Quote:
Originally Posted by CurryLover
Hi Shyam. Apologies again for being mean in an earlier post.
The thing that I am still really confused by re the 6c games is this. You stated that the main reason for the change to 5max for 6c was to address the issue that the games played tight. But the games really do not play tight at all. This is not an opinion btw, it is just fact. Given that this was the main reason for the change, and it is clearly an erroneous reason (because it is not true), is there actually any reason to persist with the experiment? Good reasons have been given to not persist with it. If there are no counterbalancing reasons to justify it then surely it makes sense to revert back to how it was right away?
Just my opinion
Also, who did you speak to about 6c Omaha before the change was made?

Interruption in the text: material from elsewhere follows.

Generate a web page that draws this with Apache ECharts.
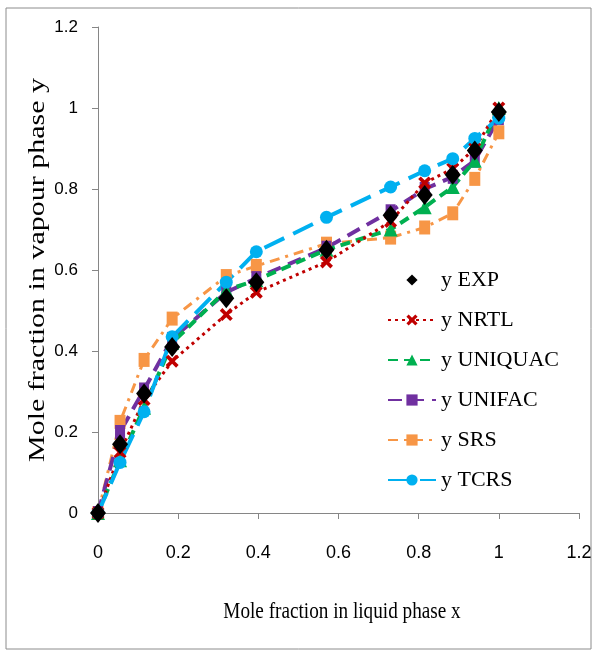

No problem on the "mean" thing, it comes with the territory.
At one point in the process we were actually debating changing the entire 6-max offering to 5-max. The thought was that it would create more tables, more action, and differentiate ourselves from most of the rest of the market (where there's an increasing "sameness" in lots of places).
Instead of going immediately to such a drastic change, we wanted to see how the game would react to a smaller change. After discussion internally, and with some external players (and no, none of them were the heaviest 6CO players, although they had played), it seemed like 6CO was the perfect place to try it. It was a large enough player base to actually see a reaction (being by far our third most popular game) but not so large as to do a huge amount of harm if it didn't work out.
One issue with choosing 6CO is that it's one of the only games we have that's already a unique offering, so the "differentiate" part of the idea doesn't apply so well. The rest of it does, though, so that's the reason for continuing the experiment even given the recent comments.
I hope that makes more sense and again, if it turns out to not work out, we'll be more than happy to revert back.